Well-known author Gerry Wright’s love of ships began with a book about New Zealand shipwrecks. ‘I must have been about 12 when I received the book New Zealand Shipwrecks. I carried it around with me, grabbing a few moments whenever I could to delve into its pages,’ reminisces Gerry.

Gerry Wright

Gerry was born in Hastings in 1938. He and his family lived in the Hawke’s Bay region for 10 years before moving to Auckland. They arrived just before the 1951 Waterfront Strike. Gerry vividly remembers not being able to buy anything during the strike and how the family had sat around the kitchen table painstakingly separating ants from grains of sugar. Sugar was a valuable and scarce commodity.

Gerry attended Seddon Memorial Technical College in Wellesley Street (now Auckland University of Technology) by day. In the early evenings he kept his dreams of the sea alive by walking the Auckland wharves. School wasn’t really Gerry’s thing.
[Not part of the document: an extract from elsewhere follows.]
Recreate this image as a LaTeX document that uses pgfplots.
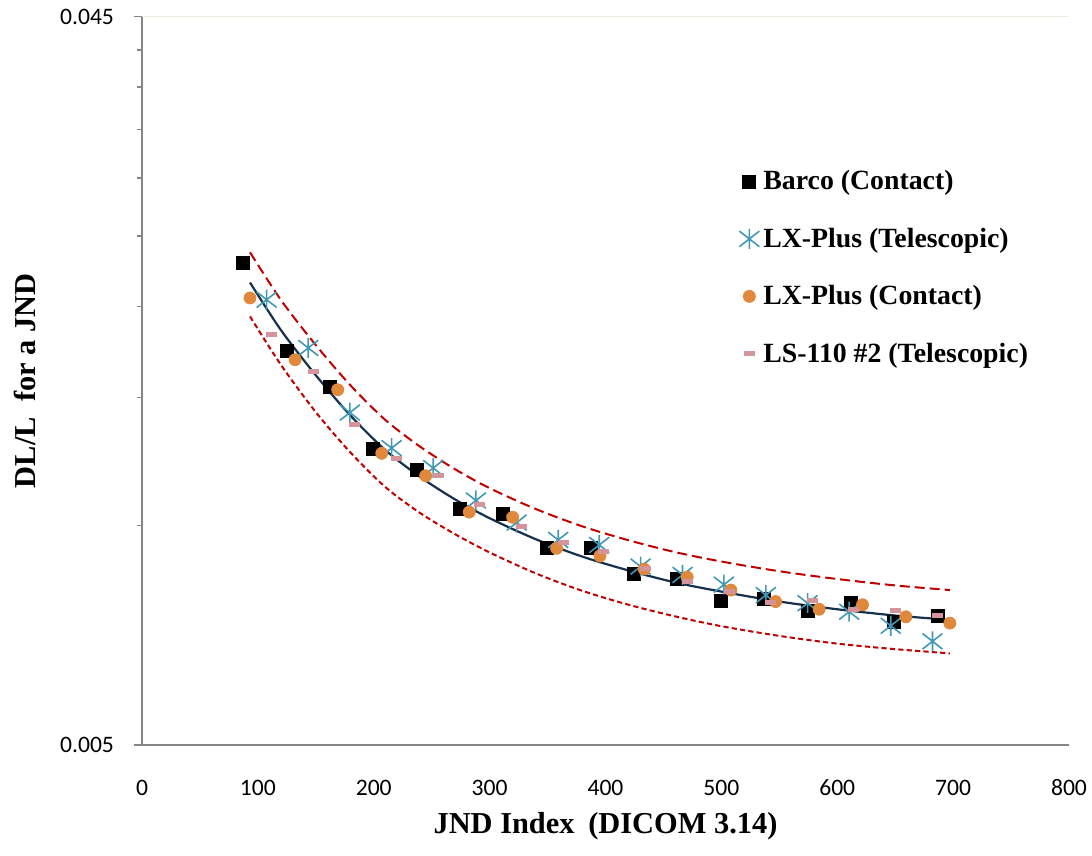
\documentclass[border=0pt]{standalone}
\usepackage{fontspec}
\usepackage{pgfplots}
\pgfplotsset{compat=1.18}
\newfontfamily\calibri{Carlito}
\newfontfamily\timesb{Liberation Serif}
\definecolor{axgray}{HTML}{868686}
\definecolor{gridc}{HTML}{EEECE1}
\definecolor{cTeal}{HTML}{4198B5}
\definecolor{cOrange}{HTML}{E0893C}
\definecolor{cPink}{HTML}{D4949A}
\definecolor{cNavy}{HTML}{17304D}
\definecolor{cRed}{HTML}{C00000}
\pgfdeclareplotmark{xstar}{%
  \pgfpathmoveto{\pgfqpoint{0pt}{\pgfplotmarksize}}%
  \pgfpathlineto{\pgfqpoint{0pt}{-\pgfplotmarksize}}%
  \pgfpathmoveto{\pgfqpoint{-\pgfplotmarksize}{0.78\pgfplotmarksize}}%
  \pgfpathlineto{\pgfqpoint{\pgfplotmarksize}{-0.78\pgfplotmarksize}}%
  \pgfpathmoveto{\pgfqpoint{-\pgfplotmarksize}{-0.78\pgfplotmarksize}}%
  \pgfpathlineto{\pgfqpoint{\pgfplotmarksize}{0.78\pgfplotmarksize}}%
  \pgfusepathqstroke}

\pgfplotstableread{
x y
87.4 0.02294
124.9 0.01740
162.2 0.01550
199.6 0.01275
237.0 0.01193
274.4 0.01054
311.7 0.01038
349.2 0.00933
387.1 0.00931
424.5 0.00858
461.9 0.00845
499.3 0.00789
536.9 0.00793
574.4 0.00764
611.7 0.00783
649.1 0.00739
686.5 0.00752
}\tabBarco
\pgfplotstableread{
x y
107.6 0.02043
143.5 0.01754
179.4 0.01430
215.4 0.01278
251.3 0.01200
288.2 0.01083
323.3 0.01010
359.2 0.00956
394.6 0.00941
430.3 0.00879
466.5 0.00856
502.2 0.00830
538.4 0.00803
574.4 0.00783
610.3 0.00762
646.2 0.00729
682.2 0.00694
}\tabLxTele
\pgfplotstableread{
x y
93.2 0.02054
132.1 0.01690
168.9 0.01537
206.9 0.01257
244.8 0.01171
282.4 0.01044
319.9 0.01027
357.8 0.00931
395.2 0.00909
433.4 0.00872
470.5 0.00850
508.2 0.00816
546.8 0.00787
584.4 0.00768
621.8 0.00779
659.2 0.00750
697.2 0.00735
}\tabLxCont
\pgfplotstableread{
x y
111.9 0.01829
147.8 0.01628
183.8 0.01379
219.7 0.01238
255.6 0.01171
291.6 0.01068
327.6 0.00999
363.6 0.00949
398.7 0.00922
434.6 0.00873
470.5 0.00838
506.8 0.00812
542.5 0.00784
578.4 0.00789
614.4 0.00768
650.3 0.00766
686.2 0.00752
}\tabLsTele
\pgfplotstableread{
x y
93.2 0.02157
120 0.01855
150 0.01609
180 0.01416
210 0.01270
240 0.01167
270 0.01087
300 0.01024
340 0.00958
380 0.00907
420 0.00868
460 0.00836
500 0.00812
550 0.00787
600 0.00768
650 0.00753
691.4 0.00744
}\tabFit
\pgfplotstableread{
x y
93.2 0.02373
120 0.02040
150 0.01770
180 0.01558
210 0.01397
240 0.01284
270 0.01196
300 0.01126
340 0.01054
380 0.00998
420 0.00955
460 0.00920
500 0.00893
550 0.00866
600 0.00845
650 0.00828
697.2 0.00816
}\tabUp
\pgfplotstableread{
x y
93.2 0.01938
120 0.01662
150 0.01432
180 0.01260
210 0.01130
240 0.01041
270 0.00974
300 0.00919
340 0.00860
380 0.00814
420 0.00779
460 0.00751
500 0.00728
550 0.00706
600 0.00689
650 0.00677
697.2 0.00668
}\tabLo

\begin{document}
\begin{tikzpicture}
\path[use as bounding box] (-71pt,-55.5pt) rectangle (475pt,372.5pt);
\begin{axis}[
  at={(0,0)}, anchor=south west,
  scale only axis, width=463.5pt, height=364.25pt,
  xmin=0, xmax=800, ymode=log, ymin=0.005, ymax=0.05,
  axis x line=bottom, axis y line=left,
  axis line style={draw=axgray, line width=0.7pt, -},
  xtick={0,100,...,800},
  major x tick style={draw=none},
  ytick={0.005,0.05}, yticklabels={0.005,0.045},
  minor ytick={0.01,0.015,0.02,0.025,0.03,0.035,0.04,0.045},
  tick align=outside,
  major tick length=4pt, minor tick length=2.5pt,
  y tick style={draw=axgray, line width=0.7pt},
  ymajorgrids, major grid style={draw=gridc, line width=0.8pt},
  /pgf/number format/assume math mode=true,
  ticklabel style={font=\calibri\fontsize{11.8}{13}\selectfont, text=black},
  xticklabel style={anchor=center, yshift=-17.5pt},
  yticklabel style={anchor=east, xshift=-6.5pt},
  xlabel={JND Index\hspace{0.45em}(DICOM 3.14)},
  ylabel={DL/L\hspace{0.5em}for a JND},
  label style={font=\timesb\bfseries\fontsize{15.2}{18}\selectfont},
  xlabel style={at={(axis description cs:0.5,-0.112)}, anchor=center},
  ylabel style={at={(axis description cs:-0.126,0.5)}, anchor=center},
  legend image code/.code={\draw[mark repeat=2,mark phase=2,#1] plot coordinates {(0cm,0cm)(0.2cm,0cm)(0.54cm,0cm)};},
  legend style={at={(0.644,0.795)}, anchor=north west, draw=none, fill=none,
    font=\timesb\bfseries\fontsize{13.9}{16}\selectfont, row sep=13.6pt, inner sep=0pt},
  legend cell align=left,
  clip=false,
]
\addplot[cRed, line width=1pt, dash pattern=on 5pt off 2.5pt, smooth, forget plot] table[x=x,y=y]{\tabUp};
\addplot[cRed, line width=1pt, dash pattern=on 2.6pt off 1.6pt, smooth, forget plot] table[x=x,y=y]{\tabLo};
\addplot[cNavy, line width=1.1pt, smooth, forget plot] table[x=x,y=y]{\tabFit};
\addplot[only marks, mark=square*, mark size=3.25pt, mark options={fill=black, draw=black}] table[x=x,y=y]{\tabBarco};
\addlegendentry{Barco (Contact)}
\addplot[only marks, mark=xstar, mark size=5pt, mark options={draw=cTeal, line width=0.8pt}] table[x=x,y=y]{\tabLxTele};
\addlegendentry{LX-Plus (Telescopic)}
\addplot[only marks, mark=*, mark size=3pt, mark options={fill=cOrange, draw=cOrange}] table[x=x,y=y]{\tabLxCont};
\addlegendentry{LX-Plus (Contact)}
\addplot[only marks, mark=-, mark size=2.75pt, mark options={draw=cPink, line width=2.5pt}] table[x=x,y=y]{\tabLsTele};
\addlegendentry{LS-110 \#2 (Telescopic)}
\end{axis}
\end{tikzpicture}
\end{document}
Back in the 1950s, to pass School Certificate you needed to pass English. Rather ironically for the now prolific author, Gerry failed English, achieving only 27%.

Gerry wrote to the Union Steamship Company asking about a cadetship. However, the £150 uniform charge and £100 bond just wasn’t possible for a young 16 year old earning just 10 shillings a week (the equivalent of $1 today), delivering newspapers. Gerry’s father arranged a carpentry apprenticeship for him and Gerry put his dream of a career at sea temporarily on hold.

Naval Career Begins 

In December 1954, Gerry made the trip across to Devonport Naval Base to enquire about joining the navy. His dream of a career at sea was still very much alive. He was interviewed at the Gunnery School. The chief gunnery instructor thought his technical background would make him a good engineer. Gerry, having just read Cruel Sea by Nicholas Monsarrat, a novel about Royal Navy sailors in the Atlantic during World War II, wasn’t so keen on the idea.

Joining up as Seaman Boy, Second Class, Gerry began his career in February 1955 with 32 others in the 33rd Seaman Boys class. Gerry spent his first year as a young recruit at HMNZS Tamaki on Motuihe Island. The infamous German Count Felix von Luckner was imprisoned there during World War I. Gerry recalls that his first job was taking the food scraps to the island’s piggery – not exactly what you might expect to be doing when you join the navy!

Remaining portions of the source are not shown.